Platinum milestone: Local couple set to mark 70th anniversary

SAEGERTOWN — Walter and Virginia Leonhart of Saegertown feel they live a routine life, tending to household chores, going to church on Sundays, shopping from time to time and celebrating their marriage — 70 years in the making.

“Wally and Ginny,” 92 and 87 respectively, are rounding the corner on what will be their platinum anniversary on May 22, another milestone in the fond memories that punctuated their past.

What’s the secret to 70 years of marriage? Work toward what you want and walk away from trouble.

“We just did what we wanted to,” Wally said. “We never fought. We argued at times, but we never fought.”

“We live just like everybody else,” Ginny said. “We’ve had our good times and bad, ups and downs.”

Their collective good times started to roll at a rollerskating rink in Springboro, where they first met around 1941. Ginny lived in Albion at the time and her mother would drop her and her sisters off at the roller rink periodically.

“That was the only thing to do in those days — no television or anything,” she said. “Wally was a really good skater. We still have our skates.”

Wally courted his bride-to-be until he was drafted into the U.S. Army during World War II in 1942.

During his term with the 194th Field Artillery, he traveled to Africa and several countries in Europe, including Italy and France, and earned five Bronze Star medals.

Wally was on leave when he returned home and popped the question — sort of.

“I said ‘If we’re still going around like this in a year or so, let’s get married,’ and she said, ‘OK,’” he chuckled.

Neither half of this time-tested couple can remember the exact details of Wally’s proposal, but Ginny did recall her dismay when her fiance went back to war.

“The only thing I remember is that I was mad you didn’t tell me you were going overseas,” she said to Wally. “You told my dad.”

Although she was slighted at first, Ginny was true to her word and she wed Wally in the spring of 1943.

“We couldn’t find the name of the church, but I remember where it was,” Wally said. “It was a little place on Pine Street in Meadville, just above South Main (Street). It’s torn down now.”

No more than 60 people attended their wedding and only one member of the original wedding party is alive today, according to Wally.

“Phyllis Baer is the only one surviving,” he said. “She was our little flower girl; my aunt’s daughter.”

Wally and Ginny still have their wedding book complete with guest list and list of gifts, one of which was a single dollar.

“In those days, a dollar was good,” Ginny said, gently turning the worn pages.

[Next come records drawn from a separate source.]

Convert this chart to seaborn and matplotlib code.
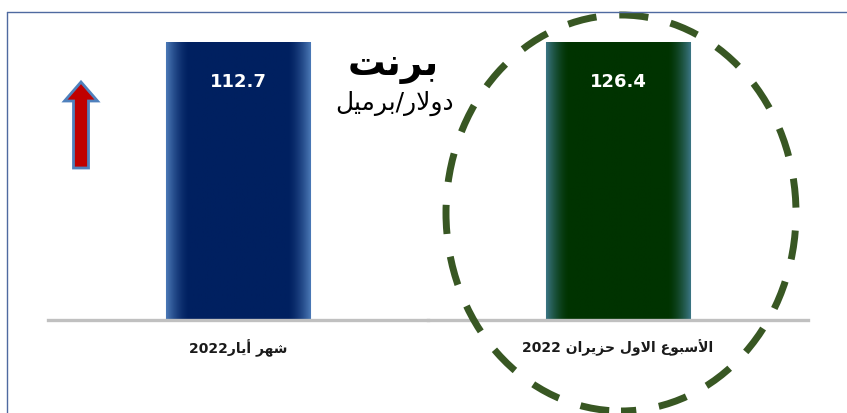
import re
import numpy as np
import pandas as pd
import seaborn as sns
import matplotlib
matplotlib.use("Agg")
import matplotlib.pyplot as plt
from matplotlib.patches import FancyArrow, Ellipse
from matplotlib.lines import Line2D
from matplotlib.colors import to_rgb

# ---------------- data ----------------
categories = ["شهر أيار2022", "الأسبوع الاول حزيران 2022"]
values = [112.7, 126.4]
value_labels = ["112.7", "126.4"]
title = "برنت"
unit = "دولار/برميل"
bar_colors = ["#002060", "#003300"]
bar_edge_glow = ["#4a78b6", "#3a7482"]

# ---------------- minimal Arabic shaping + RTL ordering ----------------
FORMS = {
    'ا': ('\uFE8D', '\uFE8E', None, None),
    'أ': ('\uFE83', '\uFE84', None, None),
    'ب': ('\uFE8F', '\uFE90', '\uFE91', '\uFE92'),
    'ت': ('\uFE95', '\uFE96', '\uFE97', '\uFE98'),
    'ح': ('\uFEA1', '\uFEA2', '\uFEA3', '\uFEA4'),
    'د': ('\uFEA9', '\uFEAA', None, None),
    'ر': ('\uFEAD', '\uFEAE', None, None),
    'ز': ('\uFEAF', '\uFEB0', None, None),
    'س': ('\uFEB1', '\uFEB2', '\uFEB3', '\uFEB4'),
    'ش': ('\uFEB5', '\uFEB6', '\uFEB7', '\uFEB8'),
    'ع': ('\uFEC9', '\uFECA', '\uFECB', '\uFECC'),
    'ل': ('\uFEDD', '\uFEDE', '\uFEDF', '\uFEE0'),
    'م': ('\uFEE1', '\uFEE2', '\uFEE3', '\uFEE4'),
    'ن': ('\uFEE5', '\uFEE6', '\uFEE7', '\uFEE8'),
    'ه': ('\uFEE9', '\uFEEA', '\uFEEB', '\uFEEC'),
    'و': ('\uFEED', '\uFEEE', None, None),
    'ي': ('\uFEF1', '\uFEF2', '\uFEF3', '\uFEF4'),
}
LAM_ALEF = {'ا': ('\uFEFB', '\uFEFC'), 'أ': ('\uFEF7', '\uFEF8')}


def shape(s):
    units = []
    i = 0
    while i < len(s):
        c = s[i]
        if c == 'ل' and i + 1 < len(s) and s[i + 1] in LAM_ALEF:
            la = LAM_ALEF[s[i + 1]]
            units.append((la[0], la[1], None, None))
            i += 2
        else:
            units.append(FORMS.get(c, c))
            i += 1
    out = []
    for k, f in enumerate(units):
        if isinstance(f, str):
            out.append(f)
            continue
        prev = units[k - 1] if k > 0 else None
        nxt = units[k + 1] if k + 1 < len(units) else None
        jp = isinstance(prev, tuple) and prev[2] is not None
        jn = f[2] is not None and isinstance(nxt, tuple)
        if jp and jn:
            out.append(f[3])
        elif jp:
            out.append(f[1])
        elif jn:
            out.append(f[2])
        else:
            out.append(f[0])
    return ''.join(out)


def visual(s):
    sh = shape(s)
    tokens = re.findall(r'[0-9.]+|[^0-9.]+', sh)
    return ''.join(t if t[0].isdigit() else t[::-1] for t in reversed(tokens))


# ---------------- figure ----------------
W, H = 847, 413
sns.set_style("white")
plt.rcParams['font.family'] = ['DejaVu Sans']
fig = plt.figure(figsize=(W / 100, H / 100), dpi=100)
fig.patch.set_facecolor("white")

ax_left, ax_w = 48, 380
base_y, top_y = 320, 42
axes = []
for i in range(2):
    ax = fig.add_axes([(ax_left + i * ax_w) / W, (H - base_y) / H,
                       ax_w / W, (base_y - top_y) / H])
    df = pd.DataFrame({"cat": [categories[i]], "val": [values[i]]})
    sns.barplot(data=df, x="cat", y="val", ax=ax, color=bar_colors[i],
                saturation=1, width=0.38, edgecolor="#8fb0d8", linewidth=0.8)
    ax.set_ylim(0, values[i])
    ax.set_xlim(-0.5, 0.5)
    ax.set_facecolor("none")
    for s in ["top", "left", "right"]:
        ax.spines[s].set_visible(False)
    ax.spines["bottom"].set_color("#c0c0c0")
    ax.spines["bottom"].set_linewidth(2.4)
    ax.set_yticks([])
    ax.set_ylabel("")
    ax.set_xlabel("")
    ax.set_xticks([0])
    ax.set_xticklabels([visual(categories[i])], fontsize=10, fontweight="bold",
                       color="#1a1a1a")
    ax.tick_params(axis="x", length=0, pad=14)

    # horizontal glow gradient on bar edges
    patch = ax.patches[0]
    x0, y0 = patch.get_x(), patch.get_y()
    pw, ph = patch.get_width(), patch.get_height()
    n = 200
    t = np.linspace(0, 1, n)
    d = np.minimum(t, 1 - t)
    mix = np.clip(1 - d / 0.16, 0, 1) ** 1.6
    c_in = np.array(to_rgb(bar_colors[i]))
    c_out = np.array(to_rgb(bar_edge_glow[i]))
    img = (c_in[None, :] * (1 - mix[:, None]) + c_out[None, :] * mix[:, None])[None, :, :]
    im = ax.imshow(img, extent=[x0, x0 + pw, y0, y0 + ph], aspect="auto",
                   zorder=patch.get_zorder() + 0.1, interpolation="bilinear")
    im.set_clip_path(patch)

    ax.annotate(value_labels[i], xy=(x0 + pw / 2, y0 + ph), xytext=(0, -29),
                textcoords="offset points", ha="center", va="center",
                color="white", fontsize=13, fontweight="bold", zorder=5)
    axes.append(ax)

# title / unit
fig.text(393 / W, 1 - 66 / H, visual(title), ha="center", va="center",
         fontsize=27, fontweight="bold", color="black")
fig.text(394 / W, 1 - 103 / H, visual(unit), ha="center", va="center",
         fontsize=18, color="black")

# red up arrow
arrow = FancyArrow(0.81, (H - 168) / 100, 0, 0.86, width=0.15, head_width=0.33,
                   head_length=0.19, length_includes_head=True,
                   facecolor="#c00000", edgecolor="#4f81bd", linewidth=2,
                   transform=fig.dpi_scale_trans)
fig.add_artist(arrow)

# dashed highlight ellipse
ell = Ellipse((6.21, (H - 213) / 100), 3.50, 3.96, fill=False,
              edgecolor="#385723", linewidth=5, linestyle=(2.0, (4.2, 3.3)),
              transform=fig.dpi_scale_trans)
fig.add_artist(ell)

# frame lines (partial border)
fy = 1 - 12 / H
fx = 7 / W
fig.add_artist(Line2D([fx, 1], [fy, fy], transform=fig.transFigure,
                      color="#4f6aa0", linewidth=1))
fig.add_artist(Line2D([fx, fx], [0, fy], transform=fig.transFigure,
                      color="#4f6aa0", linewidth=1))

fig.savefig("out.png", dpi=100)
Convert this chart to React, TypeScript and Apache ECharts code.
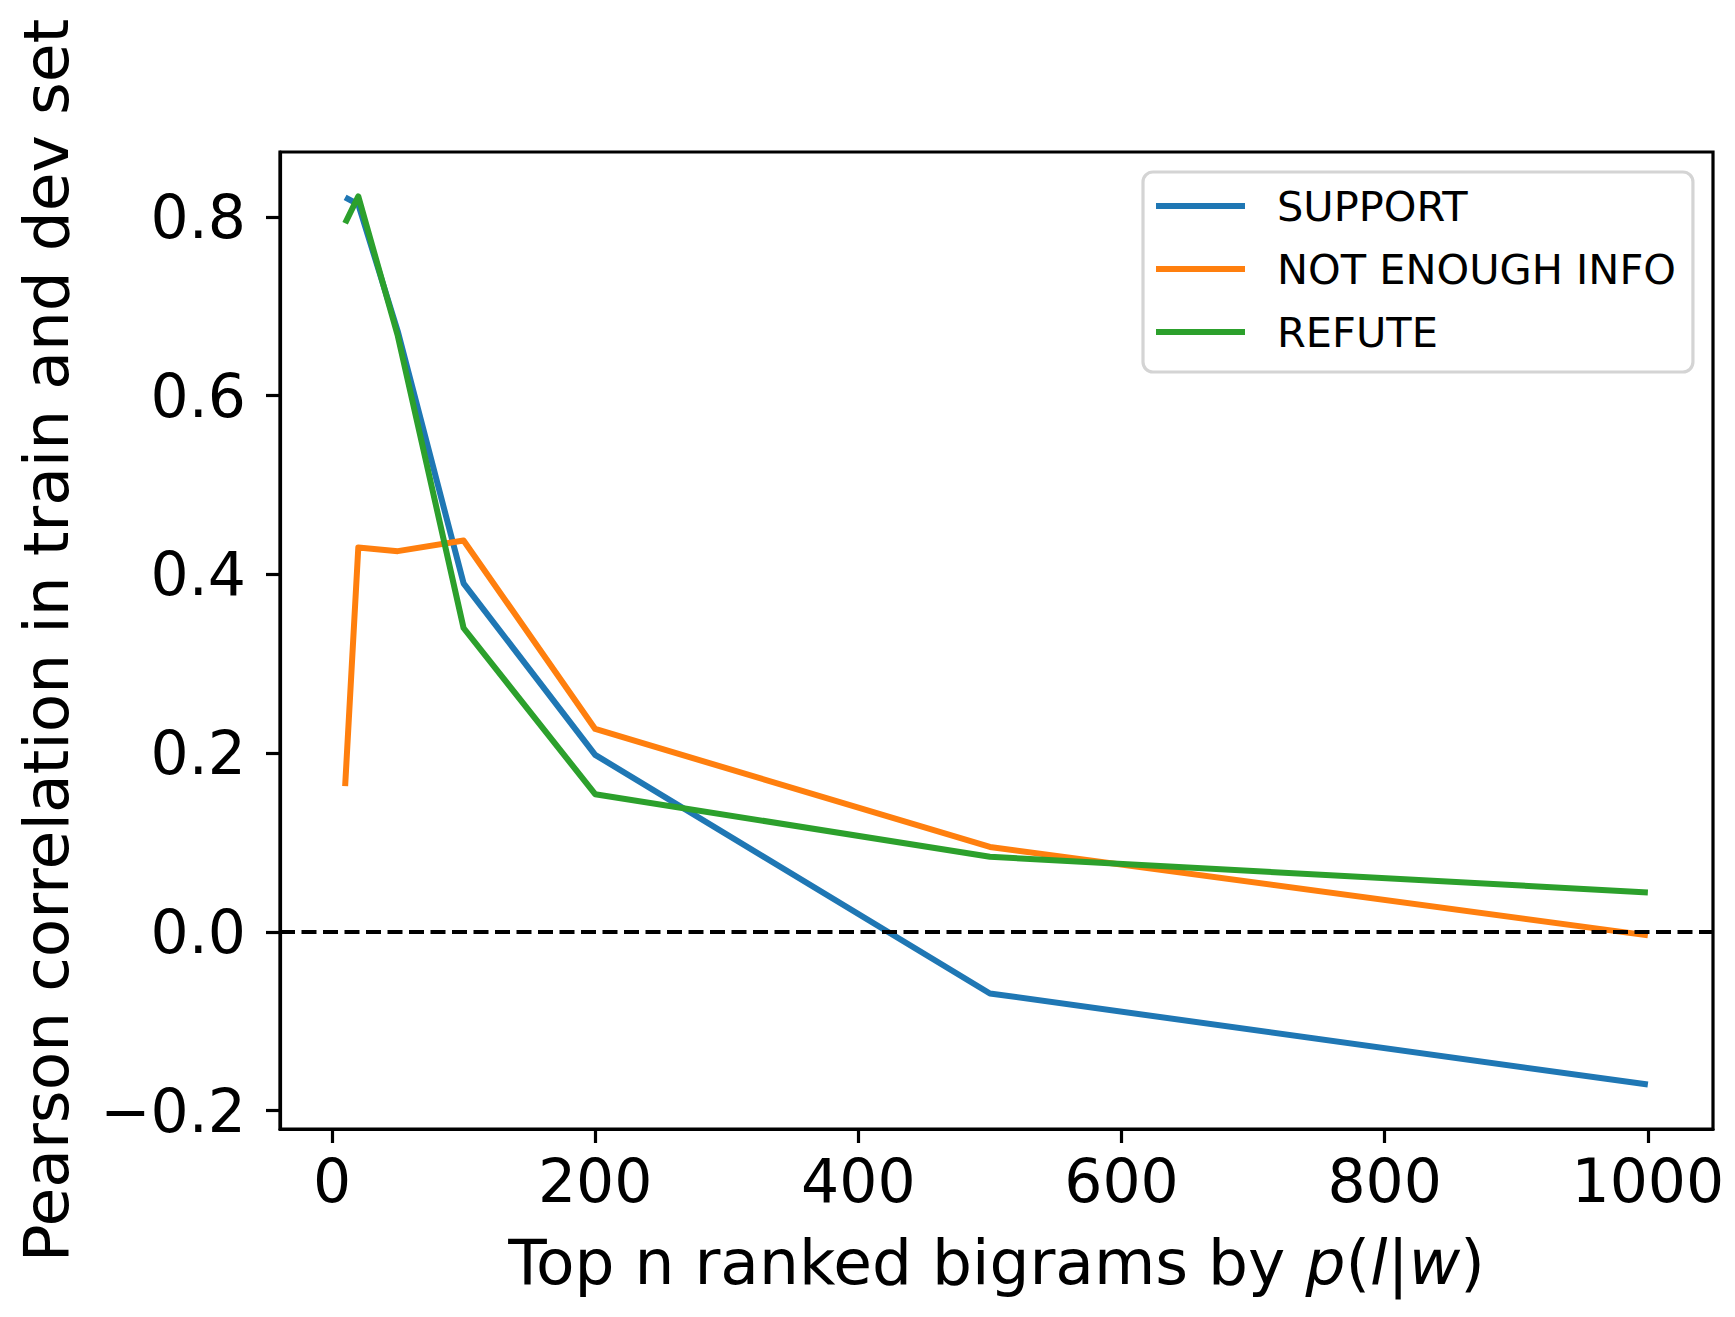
import React, { useEffect, useRef } from "react";
import * as echarts from "echarts";

const X_VALUES = [10, 20, 50, 100, 200, 500, 1000];
const SUPPORT = [0.822, 0.814, 0.672, 0.39, 0.198, -0.069, -0.171];
const NOT_ENOUGH_INFO = [0.163, 0.43, 0.426, 0.438, 0.227, 0.095, -0.004];
const REFUTE = [0.793, 0.823, 0.667, 0.34, 0.154, 0.084, 0.044];
const SERIES_NAMES = ["SUPPORT", "NOT ENOUGH INFO", "REFUTE"];
const X_TICKS = [0, 200, 400, 600, 800, 1000];
const Y_TICKS = [-0.2, 0, 0.2, 0.4, 0.6, 0.8];

const COLORS = ["#1f77b4", "#ff7f0e", "#2ca02c"];
const FONT = "DejaVu Sans";

export default function App() {
  const ref = useRef<HTMLDivElement>(null);
  useEffect(() => {
    if (!ref.current) return;
    const chart = echarts.init(ref.current, undefined, { renderer: "svg" });
    const allY = [...SUPPORT, ...NOT_ENOUGH_INFO, ...REFUTE];
    const yLo = Math.min(...allY);
    const yHi = Math.max(...allY);
    const yPad = (yHi - yLo) * 0.05;
    const xLo = Math.min(...X_VALUES);
    const xHi = Math.max(...X_VALUES);
    const xPad = (xHi - xLo) * 0.05;
    const seriesData = [SUPPORT, NOT_ENOUGH_INFO, REFUTE];
    const series: any[] = seriesData.map((vals, i) => ({
      name: SERIES_NAMES[i],
      type: "line",
      data: X_VALUES.map((x, j) => [x, vals[j]]),
      symbol: "none",
      lineStyle: { color: COLORS[i], width: 6, cap: "butt", join: "round" },
      itemStyle: { color: COLORS[i] },
      z: 2 + i,
    }));
    series.push({
      name: "zero",
      type: "line",
      data: [],
      z: 10,
      markLine: {
        silent: true,
        symbol: "none",
        label: { show: false },
        lineStyle: { color: "#000", width: 4, type: [15, 6.5] },
        data: [{ yAxis: 0 }],
        animation: false,
      },
    });
    chart.setOption({
      animation: false,
      backgroundColor: "#fff",
      grid: {
        left: 280,
        right: 22,
        top: 152,
        bottom: 188,
        show: true,
        borderColor: "#000",
        borderWidth: 3.2,
        backgroundColor: "transparent",
      },
      legend: {
        data: SERIES_NAMES,
        orient: "vertical",
        left: 1143,
        top: 172,
        padding: [9, 17, 15, 13],
        itemWidth: 89,
        itemHeight: 6,
        itemGap: 13,
        icon: "rect",
        backgroundColor: "rgba(255,255,255,0.8)",
        borderColor: "#d4d4d4",
        borderWidth: 3.2,
        borderRadius: 10,
        textStyle: {
          fontFamily: FONT,
          fontSize: 41.5,
          color: "#000",
          lineHeight: 50,
          padding: [0, 0, 0, 27],
        },
      },
      xAxis: {
        type: "value",
        min: xLo - xPad,
        max: xHi + xPad,
        splitLine: { show: false },
        axisLine: { show: true, onZero: false, lineStyle: { color: "#000", width: 3.2 } },
        axisTick: {
          show: true,
          length: 14,
          customValues: X_TICKS,
          lineStyle: { color: "#000", width: 3.2 },
        },
        axisLabel: {
          customValues: X_TICKS,
          margin: 22,
          fontFamily: FONT,
          fontSize: 60,
          color: "#000",
          formatter: (v: number) => String(Math.round(v)),
        },
        name: "Top n ranked bigrams by {i|p}({i|l}|{i|w})",
        nameLocation: "middle",
        nameGap: 102,
        nameTextStyle: {
          fontFamily: FONT,
          fontSize: 63,
          color: "#000",
          rich: {
            i: { fontFamily: FONT, fontSize: 63, fontStyle: "italic", color: "#000" },
          },
        },
      },
      yAxis: {
        type: "value",
        min: yLo - yPad,
        max: yHi + yPad,
        splitLine: { show: false },
        axisLine: { show: true, onZero: false, lineStyle: { color: "#000", width: 3.2 } },
        axisTick: {
          show: true,
          length: 14,
          customValues: Y_TICKS,
          lineStyle: { color: "#000", width: 3.2 },
        },
        axisLabel: {
          customValues: Y_TICKS,
          margin: 34,
          fontFamily: FONT,
          fontSize: 60,
          color: "#000",
          formatter: (v: number) => (v < -1e-9 ? "\u2212" : "") + Math.abs(v).toFixed(1),
        },
        name: "Pearson correlation in train and dev set",
        nameLocation: "middle",
        nameGap: 202,
        nameTextStyle: { fontFamily: FONT, fontSize: 63, color: "#000" },
      },
      series,
    });
    return () => chart.dispose();
  }, []);
  return (
    <div
      ref={ref}
      style={{ position: "fixed", left: 0, top: 0, width: 1735, height: 1317, background: "#fff" }}
    />
  );
}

After a brief honeymoon in Erie, Wally was geared up to head back overseas. In the meantime, Ginny held her own on the homefront, working various jobs until Wally’s authorized discharge in 1945.

She aided the war effort with Keystone Ordnance Works, an approximate 1,400-acre TNT factory in southern Crawford County’s Greenwood Township. KOW was shut down after World War II.

Wally decided not to re-enlist, but rather settled down briefly around Venango with Ginny and her parents before the couple established a home in Saegertown and had two children, Nevin and Rebecca.

Wally and Ginny worked odd jobs to an extent until they opened up a branch of The Spudnut Shop, a franchised doughnut business, which they kept for about 17 years.

“The schoolkids used to come there after school all the time,” Wally said. “We were on North Street in Meadville. It was a nice business.”

After their days in food service, the couple most fondly recalls their numerous wedding anniversaries, particularly the 50th and 55th, golden and emerald, respectively.

“Our 50th was basically a second wedding,” said Wally, pointing to a commemorative plaque with a picture of him cutting a cake with his wife. “We reread our vows and had a big, full-course meal.”

Wally and Ginny spent their emerald anniversary in the Emerald Isle on a trip to Dublin, Ireland. They took subsequent trips to parts of England, Scotland and Wales.

“We went to England about 15 years ago,” said Ginny, explaining their tours taken by bus and ferry. “Someone was making announcements for birthdays and celebrations and I said, ‘I hope they don’t say ours.’ No sooner had the words left my mouth than the announcer mentioned ours.”

A friend of the couple had orchestrated a small celebration on their trip, complete with several cakes, one of which they left with a waitress instead of trying to take it through airport customs.

“We’ve had good friends throughout the years,” Wally said. “We’re good friends with a lot of our neighbors.”

Wally and Ginny aren’t able to travel much these days, but they’re just as content with a small family get-together in honor of their 70th anniversary, allowing any plans their children or three grandchildren may have this year to unfold.

“I hope I make it to 100 and our 75th anniversary,” Wally said. “We’re not looking for a big occasion, just something nice and quiet.”

When asked how they describe their 70 years together, they casually replied, “just routine.”

“We get along all right,” Wally said, smiling. “We try to agree with each other. If we don’t agree, we wait a while and then agree.”